Rombaut Pauwels or Rombout Pauwels (or Pauli) (1625, in Mechelen – 4 January 1692, in Ghent) was a Flemish architect and sculptor who worked in a moderate Baroque style.  Rombaut Pauwels was active mainly in his hometown Mechelen and in Ghent.

Life
Rombaut Pauwels was a pupil of the sculptors Rombout Verstappen en Jacob Voorspoel in his hometown Mechelen.

He travelled to Rome where he was introduced to the work of his compatriot the Brussels sculptor François Duquesnoy. François Duquesnoy ran a very successful workshop in Rome which produced sculptures in a classicizing Baroque style. Jerôme Duquesnoy (II), the younger brother of François Duquesnoy, and the Antwerp sculptor Artus Quellinus also worked in this workshop in Rome.  They and Rombaut Pauwels brought the moderate Baroque style of François Duquesnoy with them when they returned to the Southern Netherlands.
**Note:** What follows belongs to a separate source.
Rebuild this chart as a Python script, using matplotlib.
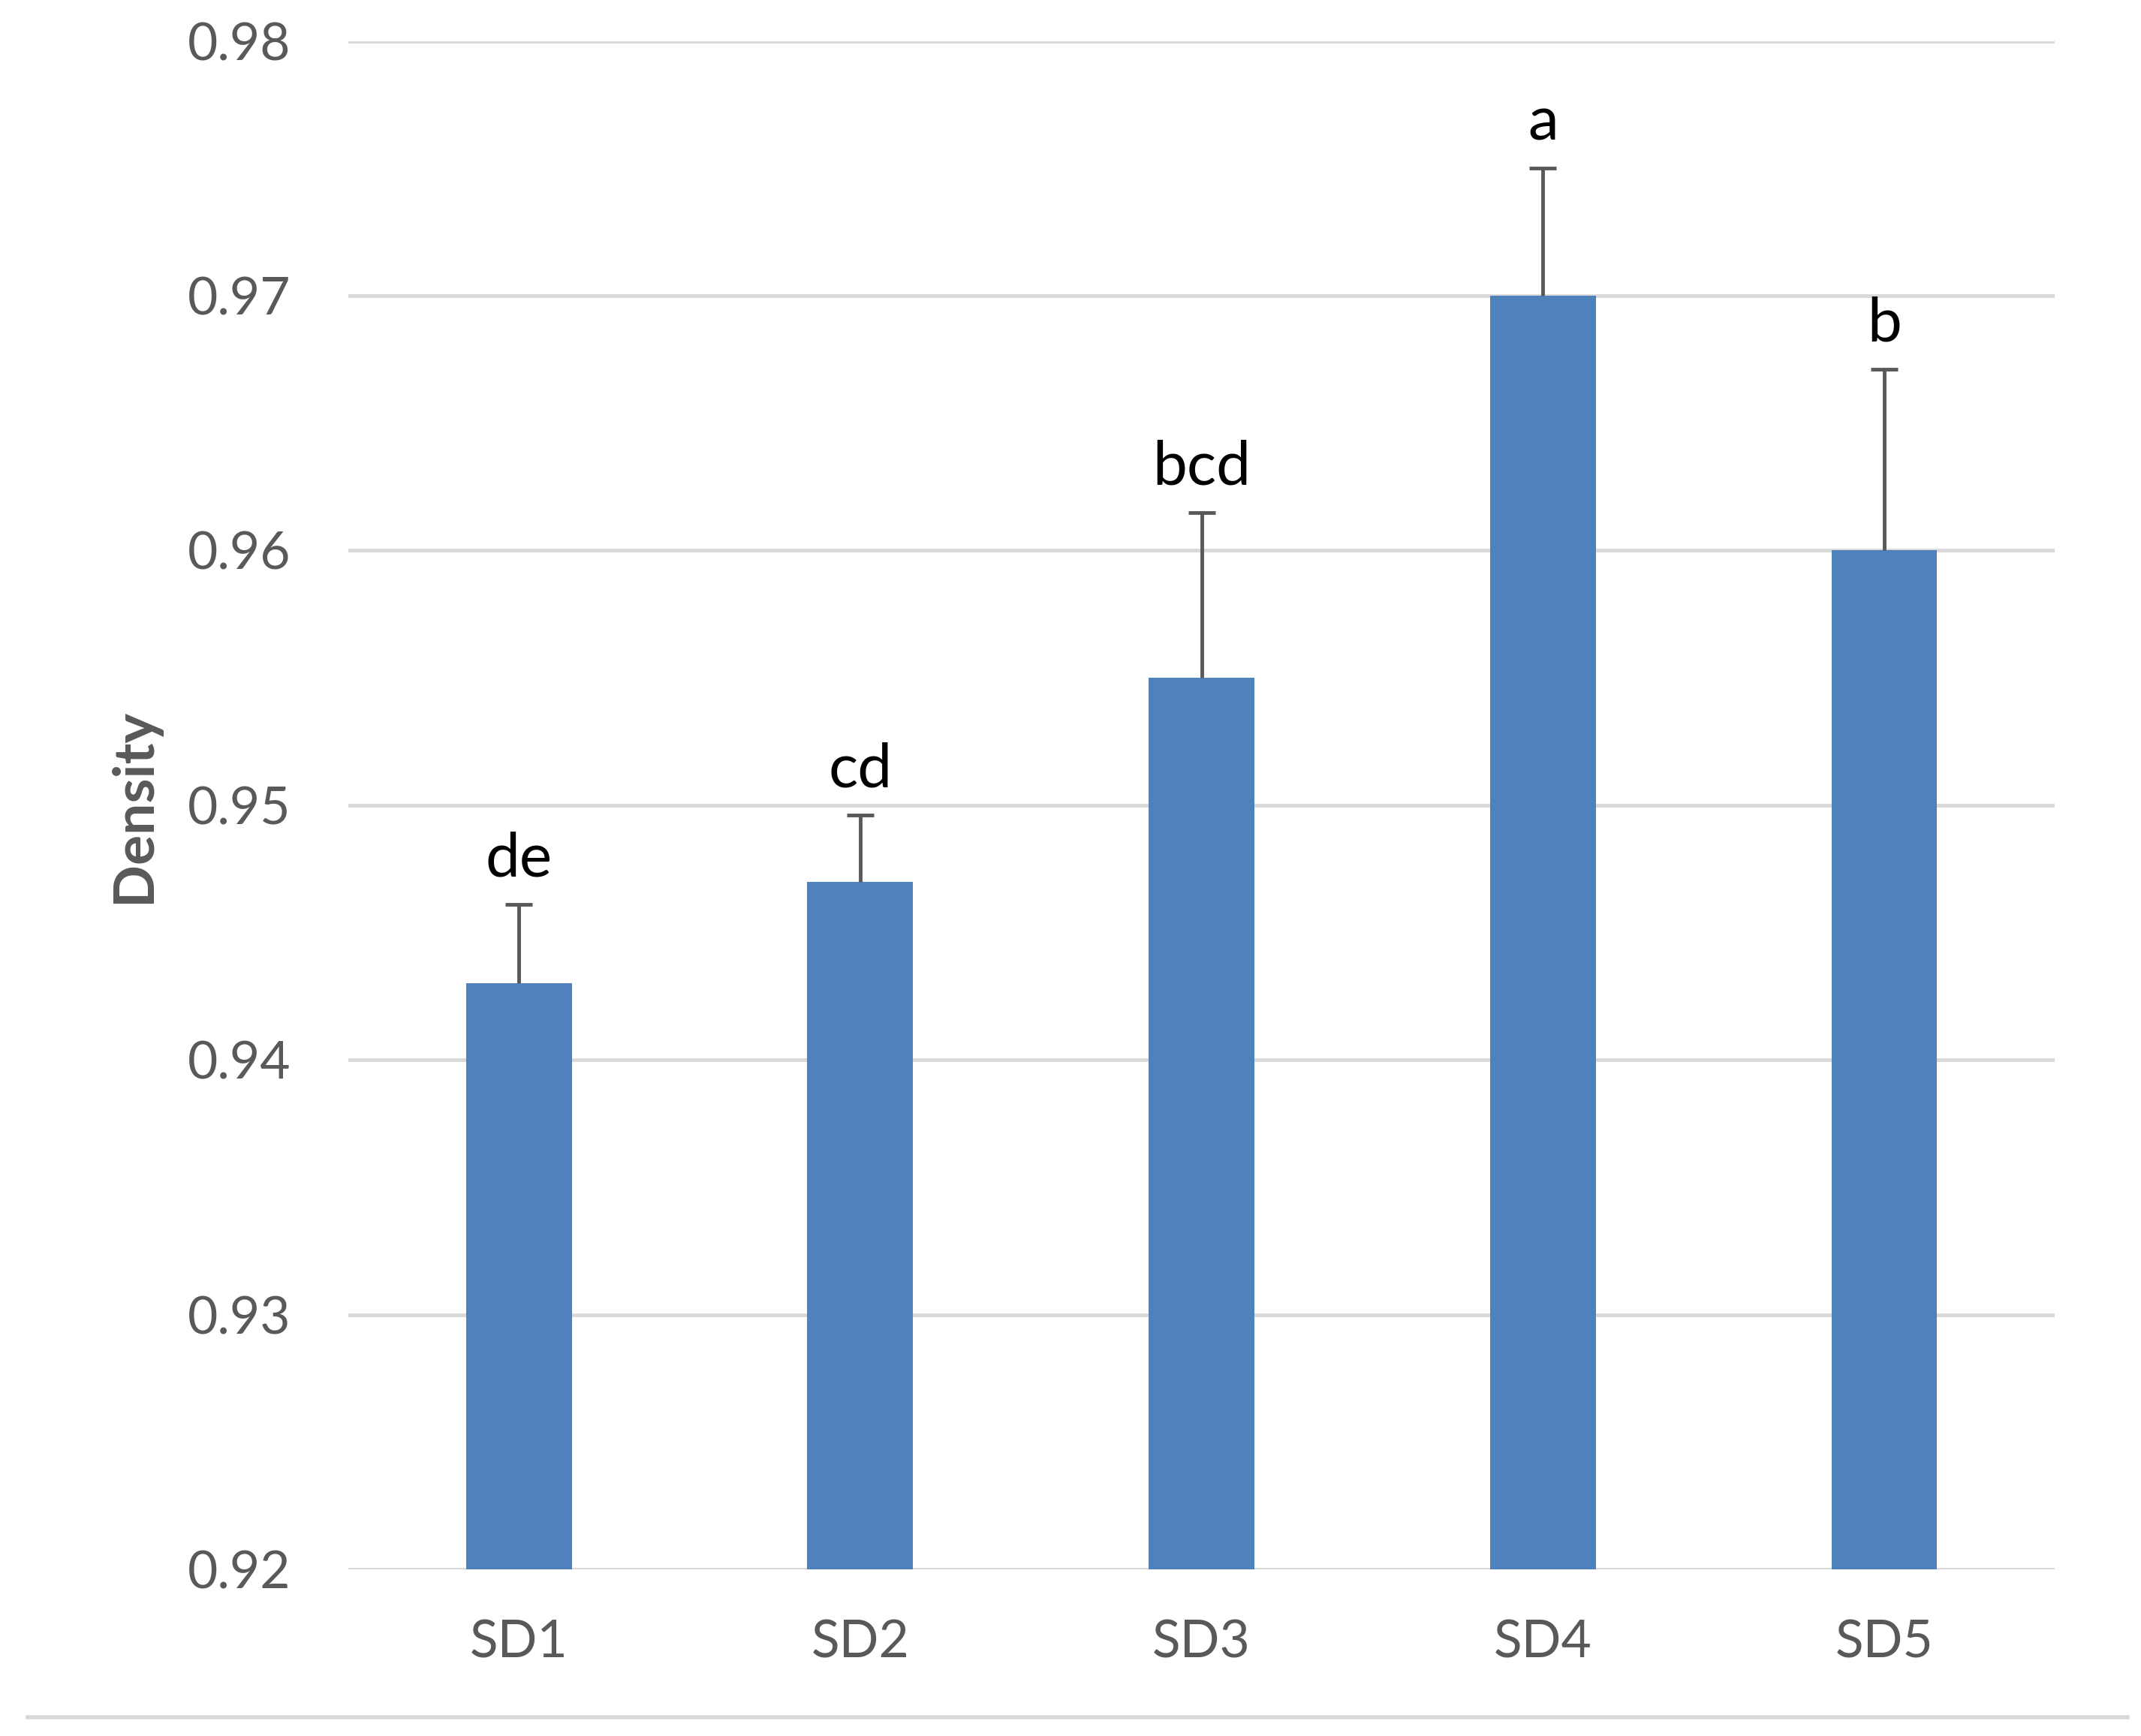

After his return to Flanders, Rombaut Pauwels was active mainly in his hometown Mechelen and in Ghent.

Rombaut Pauwels’ pupils included the brothers Hendrik and Jan Matthys.

Work
Rombaut Pauwels was a capable sculptor who worked in the classicizing Baroque style pioneered by François Duquesnoy but he lacked the virtuoso technique of his contemporaries Artus Quellinus and Lucas Faydherbe with whom he regularly collaborated.

In Ghent he completed various commissions such as the Baroque gate to the local fish market which was a collaborative effort with Artus Quellinus and J.B. van Helderbergh. In Ghent he was responsible for the tomb of bishop Karel Maes in Ghent Cathedral and the marble statue of a "Madonna with Child" (after a work of Michelangelo) in St Michael's Church. Both works are representative of the rather static and classicizing style of Pauwels.

In Mechelen he collaborated with the leading Baroque sculptor of the city, Lucas Faydherbe, on the tomb of Archbishop Andreas Creusen (1660) and an altar (1660–1665) in St. Rumbold's Cathedral.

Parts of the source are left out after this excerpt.